> [Instructions to follow]:
Copy the lines holding the word "with", all of them.

•••••

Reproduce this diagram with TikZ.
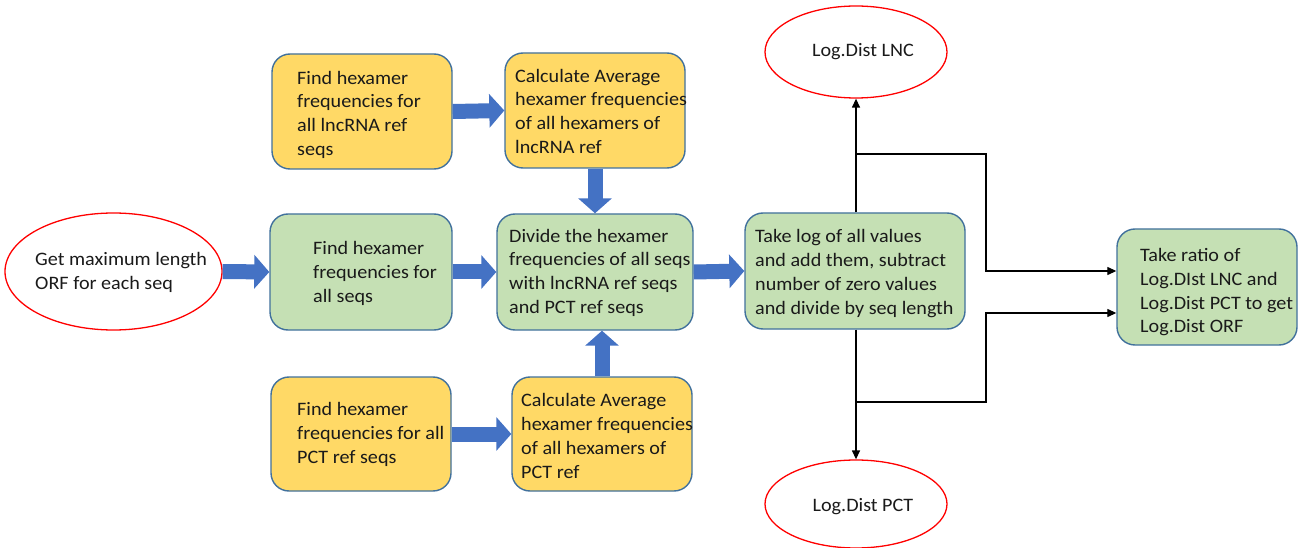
\documentclass[tikz,border=0pt]{standalone}
\usepackage{fontspec}
\setmainfont{Carlito}[FakeStretch=1.06]
\usetikzlibrary{arrows.meta,shapes.geometric}
\definecolor{boxgold}{HTML}{FFD966}
\definecolor{boxgreen}{HTML}{C5E0B4}
\definecolor{boxedge}{HTML}{41719C}
\definecolor{flowblue}{HTML}{4472C4}
\definecolor{inktext}{HTML}{1A1A1A}
\tikzset{
  card/.style={rounded corners=18pt, draw=boxedge, line width=1.4pt, inner sep=0pt},
  goldcard/.style={card, fill=boxgold, minimum width=180pt, minimum height=115pt},
  greencard/.style={card, fill=boxgreen, minimum height=116pt},
  oval/.style={ellipse, draw=red, line width=1.3pt, fill=white, inner sep=0pt},
  txt/.style={inner sep=0pt, align=left, text=inktext,
    font=\fontsize{19pt}{23.8pt}\selectfont},
  bigarrow/.style={draw=flowblue, line width=15pt,
    -{Triangle[width=33pt,length=15pt,fill=flowblue]}},
  thinline/.style={draw=black, line width=1.3pt},
  conn/.style={thinline, -{Triangle[length=9pt,width=8pt]}}
}
\begin{document}
\begin{tikzpicture}[x=1pt,y=-1pt]
\fill[white] (0,0) rectangle (1302,548);
\useasboundingbox (0,0) rectangle (1302,548);

% boxes and ovals
\node[oval, minimum width=217pt, minimum height=117pt] (orf) at (113.5,271.5) {};
\node[goldcard] (lncfind) at (362,111.5) {};
\node[goldcard] (lncavg) at (595,110.5) {};
\node[greencard, minimum width=182pt] (allfind) at (361,272) {};
\node[greencard, minimum width=196pt] (divide) at (595,272) {};
\node[goldcard, minimum height=114pt] (pctfind) at (361,434) {};
\node[goldcard, minimum height=114pt] (pctavg) at (602,434) {};
\node[greencard, minimum width=220pt] (logsum) at (855,271) {};
\node[greencard, minimum width=180pt] (ratio) at (1207,287) {};
\node[oval, minimum width=182pt, minimum height=92pt] (lnc) at (856,52) {};
\node[oval, minimum width=182pt, minimum height=88pt] (pct) at (856,504) {};

% texts (anchored at the baseline of the last line)
\node[txt, anchor=base west] (torf) at (35,289.5) {Get maximum length\\ORF for each seq};
\node[txt, anchor=base west] (tlncfind) at (297,155.5) {Find hexamer\\frequencies for\\all lncRNA ref\\seqs};
\node[txt, anchor=base west] (tlncavg) at (515,153.5) {Calculate Average\\hexamer frequencies\\of all hexamers of\\lncRNA ref};
\node[txt, anchor=base west] (tallfind) at (313,302) {Find hexamer\\frequencies for\\all seqs};
\node[txt, anchor=base west] (tdivide) at (509,313.5) {Divide the hexamer\\frequencies of all seqs\\with lncRNA ref seqs\\and PCT ref seqs};
\node[txt, anchor=base west] (tpctfind) at (297,463) {Find hexamer\\frequencies for all\\PCT ref seqs};
\node[txt, anchor=base west] (tpctavg) at (521,478) {Calculate Average\\hexamer frequencies\\of all hexamers of\\PCT ref};
\node[txt, anchor=base west] (tlog) at (755,314) {Take log of all values\\and add them, subtract\\number of zero values\\and divide by seq length};
\node[txt, anchor=base west] (tratio) at (1140,333) {Take ratio of\\Log.DIst LNC and\\Log.Dist PCT to get\\Log.Dist ORF};
\node[txt, anchor=base] (tlnc) at (863,57) {Log.Dist LNC};
\node[txt, anchor=base] (tpct) at (863,511) {Log.Dist PCT};

% block arrows
\draw[bigarrow] (orf.east) -- (allfind.west);
\draw[bigarrow] (allfind.east) -- (divide.west);
\draw[bigarrow] (divide.east) -- (logsum.west);
\draw[bigarrow] (lncfind.east) -- (lncavg.west);
\draw[bigarrow] (pctfind.east) -- (pctavg.west);
\draw[bigarrow] (lncavg.south) -- (divide.north);
\draw[bigarrow] (pctavg.north) -- (pctavg.north |- divide.south);

% line connectors
\coordinate (jtop) at (856,154);
\coordinate (ktop) at (986,271);
\coordinate (jbot) at (856,402);
\coordinate (kbot) at (986,313);
\draw[conn] (logsum.north -| lnc.south) -- (lnc.south);
\draw[conn] (logsum.south -| pct.north) -- (pct.north);
\draw[conn] (jtop) -| (ktop) -- (ktop -| ratio.west);
\draw[conn] (jbot) -| (kbot) -- (kbot -| ratio.west);
\end{tikzpicture}
\end{document}
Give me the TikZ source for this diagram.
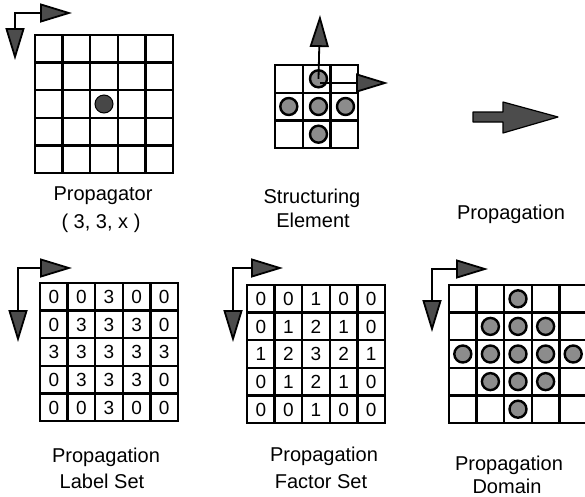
\documentclass[tikz,border=0pt]{standalone}
\usepackage{fontspec}
\setmainfont{Liberation Sans}
\usetikzlibrary{arrows.meta}
\definecolor{headgray}{gray}{0.3}
\definecolor{dotgray}{gray}{0.55}
\definecolor{darkdot}{gray}{0.28}
\newcommand\mygrid[4]{% x0, y0, n, s
  \foreach \i in {0,...,#3}{
    \draw[gridline] ({#1+\i*#4},#2) -- ({#1+\i*#4},{#2+#3*#4});
    \draw[gridline] (#1,{#2+\i*#4}) -- ({#1+#3*#4},{#2+\i*#4});
  }}
\begin{document}
\begin{tikzpicture}[x=1pt,y=-1pt,
  gridline/.style={line width=2.4pt, line cap=rect},
  axisline/.style={line width=1.8pt, line join=miter,
    {Triangle[length=32pt,width=19pt,fill=headgray]}-{Triangle[length=32pt,width=19pt,fill=headgray]}},
  uparrow/.style={line width=1.8pt, -{Triangle[length=32pt,width=19pt,fill=headgray]}},
  sedot/.style={circle, draw=black, line width=2.4pt, fill=dotgray, minimum size=17pt, inner sep=0pt},
  label/.style={anchor=base, font=\fontsize{20}{24}\selectfont, inner sep=0pt},
  digit/.style={anchor=base, font=\fontsize{19}{22}\selectfont, inner sep=0pt}]
\useasboundingbox (0,0) rectangle (585,496);
\begin{scope}
\clip (0,0) rectangle (585,496);

% ---------- Propagator ----------
\coordinate (a1c) at (15,13);
\coordinate (a1r) at (72,13);
\coordinate (a1d) at (15,60);
\draw[axisline] (a1r) -- (a1c) -- (a1d);
\mygrid{35}{35}{5}{27.6}
\node[circle, fill=darkdot, draw=black, line width=1pt, minimum size=18pt, inner sep=0pt] (pdot) at (104,104) {};
\node[label] (lprop) at (103,200) {Propagator};
\node[label] (lpos) at (101,228) {( 3, 3, x )};

% ---------- Structuring element ----------
\mygrid{275}{65}{3}{27.7}
\node[sedot] (s12) at (318.5,78.8) {};
\node[sedot] (s21) at (288.8,106.5) {};
\node[sedot] (s22) at (318.5,106.5) {};
\node[sedot] (s23) at (345.5,106.5) {};
\node[sedot] (s32) at (318.5,134.2) {};
\coordinate (seup) at (320,15);
\coordinate (seright) at (388,83);
\coordinate (sestart) at (320,83);
\draw[uparrow] (s12.center) -- (seup);
\draw[uparrow] (sestart) -- (seright);
\node[label] (lstr) at (312,203) {Structuring};
\node[label] (lele) at (313,227) {Element};

% ---------- Propagation ----------
\coordinate (pa) at (558,117);
\filldraw[fill=headgray, draw=black, line width=1.2pt, line join=round]
  (473,112) -- (503,112) -- (503,102) -- (pa) -- (503,133) -- (503,122) -- (473,122) -- cycle;
\node[label] (lpg) at (511,219) {Propagation};

% ---------- Propagation Label Set ----------
\coordinate (a4c) at (18,268);
\coordinate (a4r) at (72,268);
\coordinate (a4d) at (18,342);
\draw[axisline] (a4r) -- (a4c) -- (a4d);
\mygrid{40}{283}{5}{27.6}
\foreach \row [count=\r] in {{0,0,3,0,0},{0,3,3,3,0},{3,3,3,3,3},{0,3,3,3,0},{0,0,3,0,0}}{
  \foreach \v [count=\c] in \row{
    \node[digit] (ls-\r-\c) at ({40+(\c-0.5)*27.6},{283+(\r-0.5)*27.6+6.8}) {\v};
  }}
\node[label] (lls1) at (106,462) {Propagation};
\node[label] (lls2) at (102,488) {Label Set};

% ---------- Propagation Factor Set ----------
\coordinate (a5c) at (233,268);
\coordinate (a5r) at (283,268);
\coordinate (a5d) at (233,342);
\draw[axisline] (a5r) -- (a5c) -- (a5d);
\mygrid{247}{285}{5}{27.6}
\foreach \row [count=\r] in {{0,0,1,0,0},{0,1,2,1,0},{1,2,3,2,1},{0,1,2,1,0},{0,0,1,0,0}}{
  \foreach \v [count=\c] in \row{
    \node[digit] (fs-\r-\c) at ({247+(\c-0.5)*27.6},{285+(\r-0.5)*27.6+6.8}) {\v};
  }}
\node[label] (lfs1) at (324,461) {Propagation};
\node[label] (lfs2) at (321,488) {Factor Set};

% ---------- Propagation Domain ----------
\coordinate (a6c) at (432,269);
\coordinate (a6r) at (488,269);
\coordinate (a6d) at (432,332);
\draw[axisline] (a6r) -- (a6c) -- (a6d);
\mygrid{449}{285}{5}{27.6}
\foreach \r/\c in {1/3, 2/2,2/3,2/4, 3/1,3/2,3/3,3/4,3/5, 4/2,4/3,4/4, 5/3}{
  \node[sedot] (pd-\r-\c) at ({449+(\c-0.5)*27.6},{285+(\r-0.5)*27.6}) {};
}
\node[label] (lpd1) at (509,470) {Propagation};
\node[label] (lpd2) at (507,493) {Domain};
\end{scope}
\end{tikzpicture}
\end{document}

•••••

> [Exercise answer]:
Reproduce this diagram with TikZ.
\node[txt, anchor=base west] (tdivide) at (509,313.5) {Divide the hexamer\\frequencies of all seqs\\with lncRNA ref seqs\\and PCT ref seqs};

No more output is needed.